In the case of Thomas Teddy and another v Kuiper International Pte Ltd [2013] SGHC 7, it was held that as long as the Defendants took reasonable steps to attempt to return the disputed property to the Plaintiffs, and the alleged unlawful detention of the property by the Defendants was not with a view to derive benefit or to deprive the plaintiffs the benefit of the property, then nominal damages would most likely be awarded to the Plaintiffs. It is important to note that each case has its own merits and the legal outcomes would depend on the circumstances and facts of each case. Therefore the outcome decided by the judge should there be a trial may be different.

This means that when you are the landlord, the act of retaining the property of your tenant with no intention of gaining any material gains or preventing the tenant of gaining benefits of it, you are likely to be liable for nominal damages to the tenant at most.

 

Dog Abduction: What can be recovered?

In light of the damages that could be recovered for the tort of conversion, it could be said that the very act of denying my employer, the rightful owner of the dogs to be with her dogs could be construed as depriving her of her benefits while simultaneously benefitting themselves due to the companionship of the dogs under their care.

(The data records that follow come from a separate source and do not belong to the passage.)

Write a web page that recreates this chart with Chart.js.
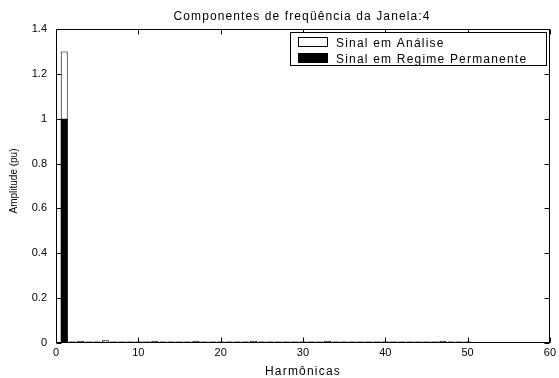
<!DOCTYPE html>
<html>
<head>
<meta charset="utf-8">
<script src="https://cdn.jsdelivr.net/npm/chart.js@4/dist/chart.umd.min.js"></script>
<style>
  html, body { margin: 0; padding: 0; background: #fff; }
  #wrap { width: 559px; height: 378px; }
</style>
</head>
<body>
<div id="wrap"><canvas id="c"></canvas></div>
<script>
// harmonic orders and amplitudes (pu)
const harmonics = [1, 2, 3, 4, 5, 6, 7, 8, 9, 10, 11, 12, 13, 14, 15, 16, 17, 18, 19, 20,
  21, 22, 23, 24, 25, 26, 27, 28, 29, 30, 31, 32, 33, 34, 35, 36, 37, 38, 39, 40,
  41, 42, 43, 44, 45, 46, 47, 48, 49, 50];
const analysis = [1.3, 0.007, 0.01, 0.007, 0.007, 0.012, 0.007, 0.007, 0.007, 0.007,
  0.007, 0.01, 0.007, 0.007, 0.007, 0.007, 0.01, 0.007, 0.007, 0.007,
  0.007, 0.007, 0.007, 0.01, 0.007, 0.007, 0.007, 0.007, 0.007, 0.007,
  0.007, 0.007, 0.01, 0.007, 0.007, 0.007, 0.007, 0.007, 0.007, 0.007,
  0.007, 0.007, 0.007, 0.007, 0.007, 0.007, 0.01, 0.007, 0.007, 0.007];
const steady = [1.0, 0.005, 0.005, 0.005, 0.005, 0.005, 0.005, 0.005, 0.005, 0.005,
  0.005, 0.005, 0.005, 0.005, 0.005, 0.005, 0.005, 0.005, 0.005, 0.005,
  0.005, 0.005, 0.005, 0.005, 0.005, 0.005, 0.005, 0.005, 0.005, 0.005,
  0.005, 0.005, 0.005, 0.005, 0.005, 0.005, 0.005, 0.005, 0.005, 0.005,
  0.005, 0.005, 0.005, 0.005, 0.005, 0.005, 0.005, 0.005, 0.005, 0.005];
const xTicks = [0, 10, 20, 30, 40, 50, 60];
const yTicks = [0, 0.2, 0.4, 0.6, 0.8, 1, 1.2, 1.4];

const titleText = 'Componentes de freqüência da Janela:4';
const xLabel = 'Harmônicas';
const yLabel = 'Amplitude (pu)';
const FONT = '"Liberation Sans", Arial, Helvetica, sans-serif';

const pts = (vals) => harmonics.map((h, i) => ({ x: h, y: vals[i] }));

/* frame, inward ticks, title, axis labels and the boxed legend, MATLAB style */
const matlabFrame = {
  id: 'matlabFrame',
  afterDraw(chart){
    const ctx = chart.ctx;
    const a = chart.chartArea;
    const xs = chart.scales.x, ys = chart.scales.y;
    const L = Math.round(a.left) + 0.5, R = Math.round(a.right) - 0.5;
    const T = Math.round(a.top) + 0.5, B = Math.round(a.bottom) - 0.5;
    ctx.save();
    ctx.strokeStyle = '#000';
    ctx.lineWidth = 1;
    ctx.strokeRect(L, T, R - L, B - T);
    ctx.beginPath();
    xTicks.forEach(v=>{
      const px = Math.round(xs.getPixelForValue(v)) + 0.5;
      ctx.moveTo(px, B); ctx.lineTo(px, B - 5);
      ctx.moveTo(px, T); ctx.lineTo(px, T + 5);
    });
    yTicks.forEach(v=>{
      const py = Math.round(ys.getPixelForValue(v)) + 0.5;
      ctx.moveTo(L, py); ctx.lineTo(L + 5, py);
      ctx.moveTo(R, py); ctx.lineTo(R - 5, py);
    });
    ctx.stroke();

    ctx.fillStyle = '#000';
    ctx.textBaseline = 'alphabetic';
    // title
    ctx.font = '12px ' + FONT;
    ctx.letterSpacing = '1.1px';
    ctx.textAlign = 'center';
    ctx.fillText(titleText, 302, 20);
    // x label
    ctx.letterSpacing = '1.2px';
    ctx.fillText(xLabel, 303, 375);
    // y label
    ctx.letterSpacing = '0px';
    ctx.font = '10px ' + FONT;
    ctx.save();
    ctx.translate(17, 181);
    ctx.rotate(-Math.PI / 2);
    ctx.fillText(yLabel, 0, 0);
    ctx.restore();

    // legend
    const bx = 290.5, by = 32.5, bw = 256, bh = 33;
    ctx.fillStyle = '#fff';
    ctx.fillRect(bx, by, bw, bh);
    ctx.strokeRect(bx, by, bw, bh);
    const ds = chart.data.datasets;
    const rows = [{ y: 37.5, base: 46.5 }, { y: 53.5, base: 62.5 }];
    ctx.font = '12px ' + FONT;
    ctx.letterSpacing = '1.2px';
    ctx.textAlign = 'left';
    ds.forEach((d, i)=>{
      const r = rows[i];
      ctx.fillStyle = d.backgroundColor;
      ctx.fillRect(298.5, r.y, 29, 9);
      ctx.strokeStyle = '#000';
      ctx.strokeRect(298.5, r.y, 29, 9);
      ctx.fillStyle = '#000';
      ctx.fillText(d.label, 336, r.base);
    });
    ctx.restore();
  }
};

new Chart(document.getElementById('c'), {
  type: 'bar',
  data: {
    datasets: [
      { label: 'Sinal em Análise', data: pts(analysis), backgroundColor: '#ffffff',
        borderColor: '#000000', borderWidth: 1, order: 2 },
      { label: 'Sinal em Regime Permanente', data: pts(steady), backgroundColor: '#000000',
        borderColor: '#000000', borderWidth: 0, order: 1 }
    ]
  },
  options: {
    responsive: true,
    maintainAspectRatio: false,
    animation: false,
    devicePixelRatio: 1,
    layout: { padding: { top: 29, right: 6, left: 0, bottom: 0 } },
    datasets: { bar: { grouped: false, barPercentage: 0.85, categoryPercentage: 1 } },
    plugins: { legend: { display: false }, title: { display: false }, tooltip: { enabled: false } },
    scales: {
      x: {
        type: 'linear', min: 0, max: 60, offset: false,
        afterFit: s => { s.height = 35; },
        afterBuildTicks: s => { s.ticks = xTicks.map(v => ({ value: v })); },
        ticks: { color: '#000', font: { family: FONT, size: 11 }, padding: 3, maxRotation: 0 },
        grid: { display: false, drawTicks: false },
        border: { display: false }
      },
      y: {
        min: 0, max: 1.4,
        afterFit: s => { s.width = 56; },
        afterBuildTicks: s => { s.ticks = yTicks.map(v => ({ value: v })); },
        ticks: { color: '#000', font: { family: FONT, size: 11 }, padding: 9,
          callback: v => String(v) },
        grid: { display: false, drawTicks: false },
        border: { display: false }
      }
    }
  },
  plugins: [matlabFrame]
});
</script>
</body>
</html>
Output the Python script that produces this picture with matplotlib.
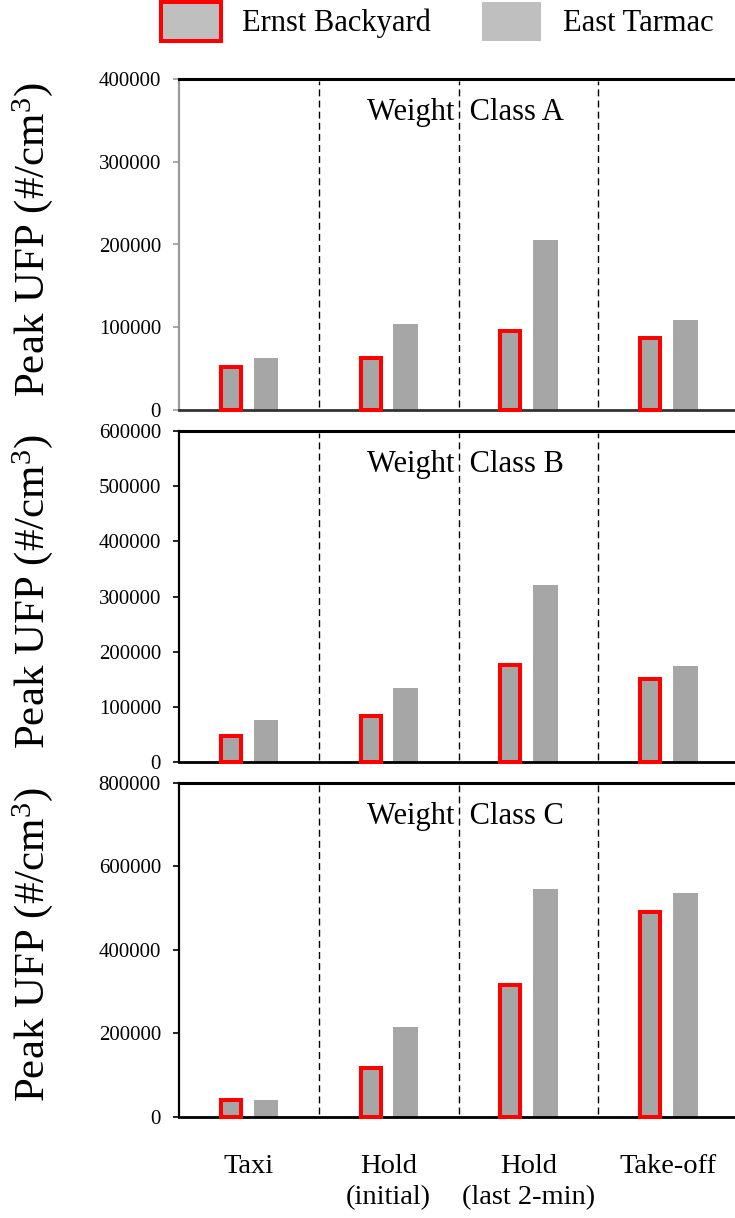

They could also be planning to ‘resell’ the dogs to third parties for a profit. The damages that could potentially be recovered would be more than nominal should my employer be successful in her civil claim. My employer is not asking for any damages, but she demands for specific performance, which is the safe and timely return of the dogs, Hachie and Cindy. Hopefully there can be a just and equitable outcome and my employer could be reunited with her dogs, as going through the litigation involved in the claim has given her a strain on her already busy schedule.